## begin Data block

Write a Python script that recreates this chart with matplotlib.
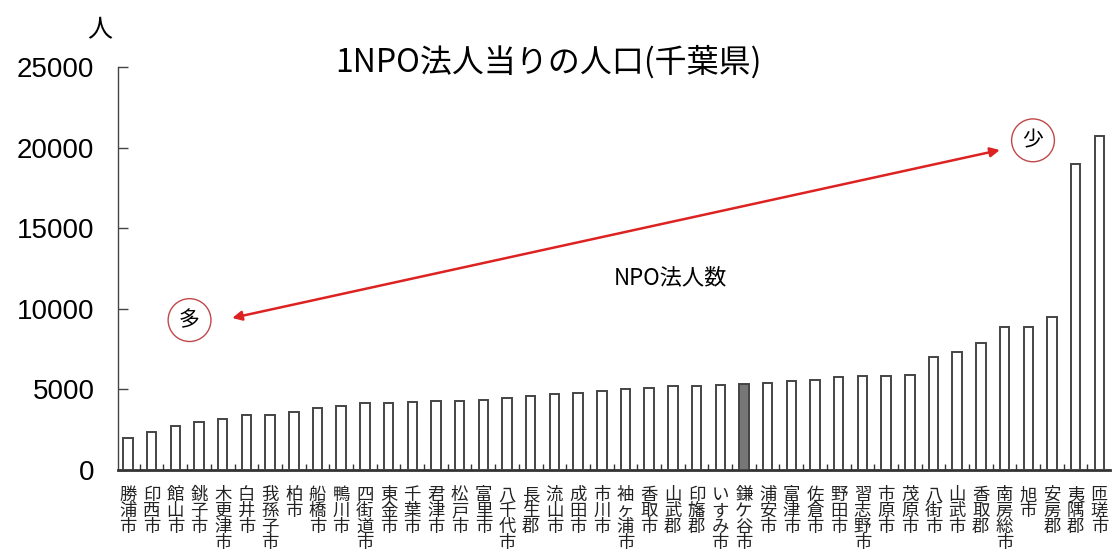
import matplotlib
matplotlib.use("Agg")
import matplotlib.pyplot as plt
from matplotlib.ticker import FixedLocator

plt.rcParams['font.family'] = ['Noto Sans CJK JP', 'DejaVu Sans']

categories = ["勝浦市", "印西市", "館山市", "銚子市", "木更津市", "白井市", "我孫子市", "柏市",
              "船橋市", "鴨川市", "四街道市", "東金市", "千葉市", "君津市", "松戸市", "富里市",
              "八千代市", "長生郡", "流山市", "成田市", "市川市", "袖ヶ浦市", "香取市", "山武郡",
              "印旛郡", "いすみ市", "鎌ケ谷市", "浦安市", "富津市", "佐倉市", "野田市", "習志野市",
              "市原市", "茂原市", "八街市", "山武市", "香取郡", "南房総市", "旭市", "安房郡",
              "夷隅郡", "匝瑳市"]
values = [2000, 2350, 2750, 3000, 3150, 3400, 3400, 3570, 3820, 3970, 4140, 4140, 4200,
          4290, 4290, 4370, 4450, 4620, 4710, 4790, 4880, 5020, 5100, 5190, 5190, 5270,
          5340, 5420, 5500, 5590, 5740, 5820, 5820, 5900, 7000, 7310, 7880, 8870, 8870,
          9520, 19000, 20700]
highlight = "鎌ケ谷市"
yticks = [0, 5000, 10000, 15000, 20000, 25000]

fig = plt.figure(figsize=(11.12, 5.58), dpi=100)
ax = fig.add_axes([118/1112, (558-470)/558, (1110-118)/1112, (470-67)/558])

x = list(range(len(categories)))
colors = ['#777777' if c == highlight else 'white' for c in categories]
ax.bar(x, values, width=0.4, color=colors, edgecolor='#444444', linewidth=1.4, zorder=3)

ax.set_xlim(-0.42, len(categories) - 0.55)
ax.set_ylim(0, 25000)
ax.set_yticks(yticks)
ax.set_yticklabels([str(t) for t in yticks], family=['Liberation Sans', 'DejaVu Sans'], fontsize=20)
ax.tick_params(axis='y', direction='in', length=7, width=1, color='#444444', pad=17)
ax.set_xticks([])
ax.xaxis.set_minor_locator(FixedLocator([i + 0.5 for i in range(len(categories) - 1)]))
ax.tick_params(axis='x', which='minor', direction='in', length=4, width=1, color='#333333')
for s in ['top', 'right']:
    ax.spines[s].set_visible(False)
ax.spines['left'].set_color('#444444')
ax.spines['left'].set_linewidth(1)
ax.spines['bottom'].set_color('#333333')
ax.spines['bottom'].set_linewidth(2)

for i, c in enumerate(categories):
    ax.text(i, -1000, "\n".join(c), ha='center', va='top', fontsize=12.5, linespacing=0.86,
            color='#222222')

fig.text(100/1112, 1 - 30/558, "人", fontsize=18, ha='center', va='center')
fig.text(548/1112, 1 - 62/558, "1NPO法人当りの人口(千葉県)", fontsize=23, ha='center',
         va='center', weight='normal')

ax.annotate("", xy=(4.4, 9430), xytext=(36.8, 19850),
            arrowprops=dict(arrowstyle='<|-|>', color='#dd2222', lw=1.8, mutation_scale=14,
                            shrinkA=0, shrinkB=0))
ax.text(2.6, 9300, "多", fontsize=15, ha='center', va='center',
        bbox=dict(boxstyle='circle,pad=0.5', fc='none', ec='#c04848', lw=1))
ax.text(38.2, 20450, "少", fontsize=15, ha='center', va='center',
        bbox=dict(boxstyle='circle,pad=0.5', fc='none', ec='#c04848', lw=1))
ax.text(22.9, 11900, "NPO法人数", fontsize=16, ha='center', va='center')

fig.savefig("out.png", dpi=100)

## end Data block

Aim of the exercise:
Reproduce each line exactly as it appears, omitting the pictures.

Solution:
Write a Python script that recreates this chart with matplotlib.
import matplotlib
matplotlib.use("Agg")
import matplotlib.pyplot as plt
from matplotlib.ticker import FixedLocator

plt.rcParams['font.family'] = ['Noto Sans CJK JP', 'DejaVu Sans']

categories = ["勝浦市", "印西市", "館山市", "銚子市", "木更津市", "白井市", "我孫子市", "柏市",
              "船橋市", "鴨川市", "四街道市", "東金市", "千葉市", "君津市", "松戸市", "富里市",
              "八千代市", "長生郡", "流山市", "成田市", "市川市", "袖ヶ浦市", "香取市", "山武郡",
              "印旛郡", "いすみ市", "鎌ケ谷市", "浦安市", "富津市", "佐倉市", "野田市", "習志野市",
              "市原市", "茂原市", "八街市", "山武市", "香取郡", "南房総市", "旭市", "安房郡",
              "夷隅郡", "匝瑳市"]
values = [2000, 2350, 2750, 3000, 3150, 3400, 3400, 3570, 3820, 3970, 4140, 4140, 4200,
          4290, 4290, 4370, 4450, 4620, 4710, 4790, 4880, 5020, 5100, 5190, 5190, 5270,
          5340, 5420, 5500, 5590, 5740, 5820, 5820, 5900, 7000, 7310, 7880, 8870, 8870,
          9520, 19000, 20700]
highlight = "鎌ケ谷市"
yticks = [0, 5000, 10000, 15000, 20000, 25000]

fig = plt.figure(figsize=(11.12, 5.58), dpi=100)
ax = fig.add_axes([118/1112, (558-470)/558, (1110-118)/1112, (470-67)/558])

x = list(range(len(categories)))
colors = ['#777777' if c == highlight else 'white' for c in categories]
ax.bar(x, values, width=0.4, color=colors, edgecolor='#444444', linewidth=1.4, zorder=3)

ax.set_xlim(-0.42, len(categories) - 0.55)
ax.set_ylim(0, 25000)
ax.set_yticks(yticks)
ax.set_yticklabels([str(t) for t in yticks], family=['Liberation Sans', 'DejaVu Sans'], fontsize=20)
ax.tick_params(axis='y', direction='in', length=7, width=1, color='#444444', pad=17)
ax.set_xticks([])
ax.xaxis.set_minor_locator(FixedLocator([i + 0.5 for i in range(len(categories) - 1)]))
ax.tick_params(axis='x', which='minor', direction='in', length=4, width=1, color='#333333')
for s in ['top', 'right']:
    ax.spines[s].set_visible(False)
ax.spines['left'].set_color('#444444')
ax.spines['left'].set_linewidth(1)
ax.spines['bottom'].set_color('#333333')
ax.spines['bottom'].set_linewidth(2)

for i, c in enumerate(categories):
    ax.text(i, -1000, "\n".join(c), ha='center', va='top', fontsize=12.5, linespacing=0.86,
            color='#222222')

fig.text(100/1112, 1 - 30/558, "人", fontsize=18, ha='center', va='center')
fig.text(548/1112, 1 - 62/558, "1NPO法人当りの人口(千葉県)", fontsize=23, ha='center',
         va='center', weight='normal')

ax.annotate("", xy=(4.4, 9430), xytext=(36.8, 19850),
            arrowprops=dict(arrowstyle='<|-|>', color='#dd2222', lw=1.8, mutation_scale=14,
                            shrinkA=0, shrinkB=0))
ax.text(2.6, 9300, "多", fontsize=15, ha='center', va='center',
        bbox=dict(boxstyle='circle,pad=0.5', fc='none', ec='#c04848', lw=1))
ax.text(38.2, 20450, "少", fontsize=15, ha='center', va='center',
        bbox=dict(boxstyle='circle,pad=0.5', fc='none', ec='#c04848', lw=1))
ax.text(22.9, 11900, "NPO法人数", fontsize=16, ha='center', va='center')

fig.savefig("out.png", dpi=100)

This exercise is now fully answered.